Truth be told, even Eleanor is sometimes left in the dark about the way her brother creates music that consistently defies conventional structure and timing. “I don’t know what his process is because it’s a mystery to me,” she says. “Like how he comes up with musical parts, I really have no idea. If he’s imagining playing a Ouija board, for all I know, that’s what’s really happening.”

Whatever goes on inside his brain, Matt’s mad-scientist creations run the gamut: Widow City showcases Led Zeppelin-style hard-rocking riffs (“Navy Nurse,” “Uncle Charlie”), whistles and monkey and cow noises (“The Old Hag Is Sleeping”), bumping bass lines that take a cue from Kanye West (“My Egyptian Grammar”) and a cauldron of other instrument sounds including flute, brass and strings, all played on a Chamberlain keyboard. On top of all this, there’s Eleanor’s voice: sugary-sweet at times, cold and acrid at others. Most impressive, though, is her uncanny command of language and her ability to expel tongue-twisting, proper-noun-spiked lyrics faultlessly. For her, it’s all in a day’s work.

“It’s a cinch,” she says coyly, making even these three words sound playful and out of the ordinary. “No, it’s hard, but it’s not that hard. And that’s what makes it fun. Singing, ‘Ooh baby, I love you, I’m sorry I left you,’ that’s not fun.”

“I think it’s good for the songwriter to clot up the words rhythmically,” says Matt. “So what would normally be eight syllables or eight notes, the singer has to make it a 19-syllable line. It’s a cheap and easy way to make the rhythm interesting even though the song itself is in a very simple meter. For Eleanor, I think that’s what she’s really good at doing, so I try to write a lot of stuff like that.”

Even though the Friedbergers have recorded and toured consistently since their inception, they’ve barely reached the brim of mainstream success. It’s not for a lack of media exposure: Eleanor modeled alongside “it girls” Chloë Sevigny and Maggie Gyllenhaal for luxury fashion label Miu Miu, Prada’s cool cousin. She’s gotten more buzz for her romantic relationship with Franz Ferdinand’s Alex Kapranos. In addition to the Furnaces’ Bitter Tea, Matt put out two worthwhile solo LPs last year. So why haven’t the Furnaces achieved more commercial success?

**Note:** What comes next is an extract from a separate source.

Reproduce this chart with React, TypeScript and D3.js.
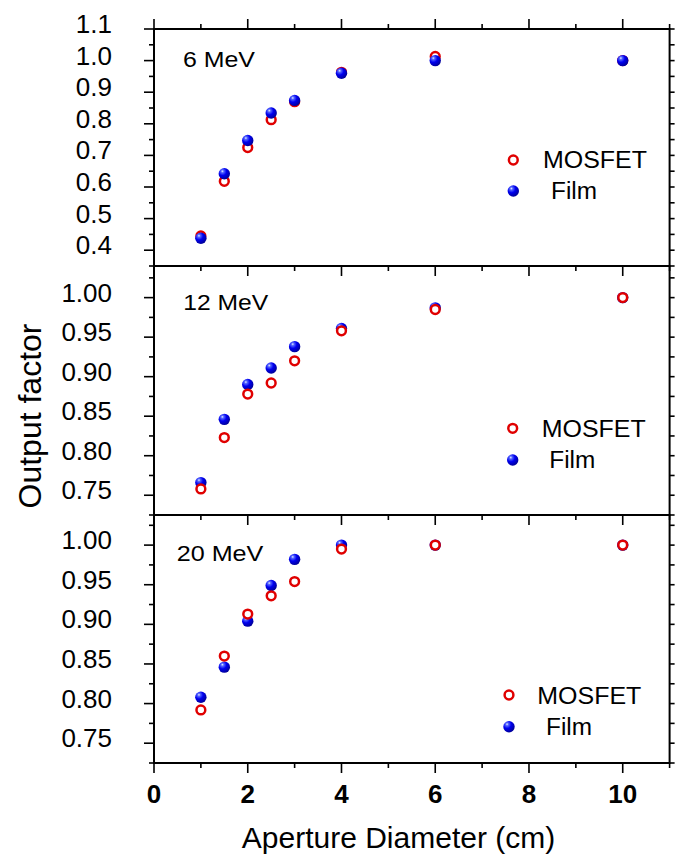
import React from "react";
import * as d3 from "d3";

// ---- data ----
const apertures = [1, 1.5, 2, 2.5, 3, 4, 6, 10];
const mosfet6 = [0.445, 0.618, 0.725, 0.813, 0.870, 0.963, 1.013, 1.0];
const film6 = [0.438, 0.642, 0.747, 0.834, 0.874, 0.960, 1.0, 1.0];
const mosfet12 = [0.758, 0.823, 0.878, 0.892, 0.920, 0.958, 0.985, 1.0];
const film12 = [0.766, 0.846, 0.890, 0.911, 0.938, 0.961, 0.987, 1.0];
const mosfet20 = [0.792, 0.860, 0.913, 0.936, 0.954, 0.995, 1.0, 1.0];
const film20 = [0.808, 0.846, 0.904, 0.949, 0.982, 1.0, 1.0, 1.0];

const energyLabels = ["6 MeV", "12 MeV", "20 MeV"];
const seriesNames = ["MOSFET", "Film"];
const xTickLabels = [0, 2, 4, 6, 8, 10];
const xMinorTicks = [1, 3, 5, 7, 9, 11];
const yTicksTop = [0.4, 0.5, 0.6, 0.7, 0.8, 0.9, 1.0, 1.1];
const yTicksLower = [0.75, 0.8, 0.85, 0.9, 0.95, 1.0];
const xTitle = "Aperture Diameter (cm)";
const yTitle = "Output factor";

// ---- layout ----
const W = 675;
const H = 858;
const left = 154;
const right = 669.6;
const FONT = "'Liberation Sans', Arial, Helvetica, sans-serif";

const x = d3.scaleLinear().domain([0, 11]).range([left, right]);

const panels = [
  {
    label: energyLabels[0], mosfet: mosfet6, film: film6, filmOnTop: true,
    top: 29, bottom: 266, domain: [0.35, 1.1], major: yTicksTop, minorStep: 0.05, fmt: d3.format(".1f"),
    labelPos: { x: 183, y: 66.7, w: 72 },
    leg: { mx: 513.3, my: 160, tx: 543, ty: 168.3, fy: 191, ftx: 551, fty: 199.3 },
    topTicks: true,
  },
  {
    label: energyLabels[1], mosfet: mosfet12, film: film12, filmOnTop: false,
    top: 266, bottom: 515, domain: [0.725, 1.04], major: yTicksLower, minorStep: 0.025, fmt: d3.format(".2f"),
    labelPos: { x: 183.3, y: 310, w: 85 },
    leg: { mx: 512.7, my: 428.3, tx: 541.7, ty: 436.7, fy: 460, ftx: 549.3, fty: 468.3 },
    topTicks: false,
  },
  {
    label: energyLabels[2], mosfet: mosfet20, film: film20, filmOnTop: false,
    top: 515, bottom: 763, domain: [0.725, 1.038], major: yTicksLower, minorStep: 0.025, fmt: d3.format(".2f"),
    labelPos: { x: 176.7, y: 561, w: 86.7 },
    leg: { mx: 509, my: 695, tx: 537.3, ty: 704, fy: 726.7, ftx: 546, fty: 735 },
    topTicks: false,
  },
];

const BLUE_R = 5.7;
const RED_R = 4.4;

function Film({ cx, cy }: { cx: number; cy: number }) {
  return <circle cx={cx} cy={cy} r={BLUE_R} fill="url(#sphere)" />;
}
function Mosfet({ cx, cy }: { cx: number; cy: number }) {
  return <circle cx={cx} cy={cy} r={RED_R} fill="#ffffff" stroke="#e00000" strokeWidth={2.5} />;
}

function Panel({ p }: { p: (typeof panels)[number] }) {
  const y = d3.scaleLinear().domain(p.domain).range([p.bottom, p.top]);
  const minors: number[] = [];
  for (let v = Math.ceil(p.domain[0] / p.minorStep - 1e-6) * p.minorStep; v <= p.domain[1] + 1e-9; v += p.minorStep) {
    minors.push(+v.toFixed(4));
  }
  const isMajor = (v: number) => p.major.some((m) => Math.abs(m - v) < 1e-6);
  const filmMarks = p.film.map((v, i) => <Film key={"f" + i} cx={x(apertures[i])} cy={y(v)} />);
  const mosMarks = p.mosfet.map((v, i) => <Mosfet key={"m" + i} cx={x(apertures[i])} cy={y(v)} />);
  return (
    <g>
      {/* left ticks */}
      {minors.map((v) => (
        <line key={"lt" + v} x1={left} x2={left - (isMajor(v) ? 10 : 5)} y1={y(v)} y2={y(v)} stroke="#000" strokeWidth={1.6} />
      ))}
      {/* right ticks */}
      {minors.map((v) => (
        <line key={"rt" + v} x1={right} x2={right + 5} y1={y(v)} y2={y(v)} stroke="#000" strokeWidth={1.6} />
      ))}
      {/* y labels */}
      {p.major.map((v) => (
        <text key={"yl" + v} x={112} y={y(v) + 4} textAnchor="end" fontSize={26} fontFamily={FONT} fill="#000">
          {p.fmt(v)}
        </text>
      ))}
      {/* bottom ticks (outward) */}
      {xTickLabels.map((v) => (
        <line key={"bt" + v} x1={x(v)} x2={x(v)} y1={p.bottom} y2={p.bottom + 10} stroke="#000" strokeWidth={1.6} />
      ))}
      {xMinorTicks.map((v) => (
        <line key={"bm" + v} x1={x(v)} x2={x(v)} y1={p.bottom} y2={p.bottom + 5} stroke="#000" strokeWidth={1.6} />
      ))}
      {p.topTicks &&
        xTickLabels.map((v) => (
          <line key={"tt" + v} x1={x(v)} x2={x(v)} y1={p.top} y2={p.top - 10} stroke="#000" strokeWidth={1.6} />
        ))}
      {p.topTicks &&
        xMinorTicks.map((v) => (
          <line key={"tm" + v} x1={x(v)} x2={x(v)} y1={p.top} y2={p.top - 5} stroke="#000" strokeWidth={1.6} />
        ))}
      {/* frame */}
      <rect x={left} y={p.top} width={right - left} height={p.bottom - p.top} fill="none" stroke="#000" strokeWidth={2} />
      {/* panel label */}
      <text x={p.labelPos.x} y={p.labelPos.y} fontSize={22} fontFamily={FONT} textLength={p.labelPos.w} lengthAdjust="spacingAndGlyphs">
        {p.label}
      </text>
      {/* data */}
      {p.filmOnTop ? (
        <g>
          {mosMarks}
          {filmMarks}
        </g>
      ) : (
        <g>
          {filmMarks}
          {mosMarks}
        </g>
      )}
      {/* legend */}
      <Mosfet cx={p.leg.mx} cy={p.leg.my} />
      <text x={p.leg.tx} y={p.leg.ty} fontSize={23} fontFamily={FONT} textLength={104} lengthAdjust="spacingAndGlyphs">
        {seriesNames[0]}
      </text>
      <Film cx={p.leg.mx} cy={p.leg.fy} />
      <text x={p.leg.ftx} y={p.leg.fty} fontSize={23} fontFamily={FONT} textLength={46} lengthAdjust="spacingAndGlyphs">
        {seriesNames[1]}
      </text>
    </g>
  );
}

export default function App() {
  const bottom = panels[2].bottom;
  return (
    <svg width={W} height={H} style={{ position: "absolute", left: 0, top: 0, background: "#fff" }}>
      <defs>
        <radialGradient id="sphere" cx="35%" cy="32%" r="70%" fx="33%" fy="28%">
          <stop offset="0%" stopColor="#e8eeff" />
          <stop offset="18%" stopColor="#5566ff" />
          <stop offset="50%" stopColor="#0000f0" />
          <stop offset="100%" stopColor="#000098" />
        </radialGradient>
      </defs>
      <rect x={0} y={0} width={W} height={H} fill="#fff" />
      {panels.map((p, i) => (
        <Panel key={i} p={p} />
      ))}
      {xTickLabels.map((v) => (
        <text key={"xl" + v} x={x(v)} y={802.7} textAnchor="middle" fontSize={26} fontWeight="bold" fontFamily={FONT}>
          {v}
        </text>
      ))}
      <text x={398.5} y={848} textAnchor="middle" fontSize={30} fontFamily={FONT}>
        {xTitle}
      </text>
      <text transform={`translate(41, 416) rotate(-90)`} textAnchor="middle" fontSize={32} fontFamily={FONT}>
        {yTitle}
      </text>
    </svg>
  );
}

“We had to do what we thought was appropriate, which was to make the sort of records we did,” says Matt. “In other words, good records. I think a lot of people are frustrated by [our music]. Widow City is meant to be a ’70s-sounding record. Most rock records now seem to operate by the principle of nothingism; they don’t want anything to stand in the way of the tune and the singer. We don’t like that. You know, we play simple songs and have tunes, but people are maybe frustrated by the fact that they don’t get easy access. Presumably, you have to take the bad with the good, and that’s what makes it more enjoyable.”

“We’re just hoping that more and more people come to think like us,” says Eleanor. “I genuinely don’t think that we make weird music. It’s not about not wanting mainstream success or selling more records. We’d love to sell more records, but we’re not gonna change our taste. We hope other people will change theirs.” She pauses and lets out a gentle laugh. “And I think that they slowly will.”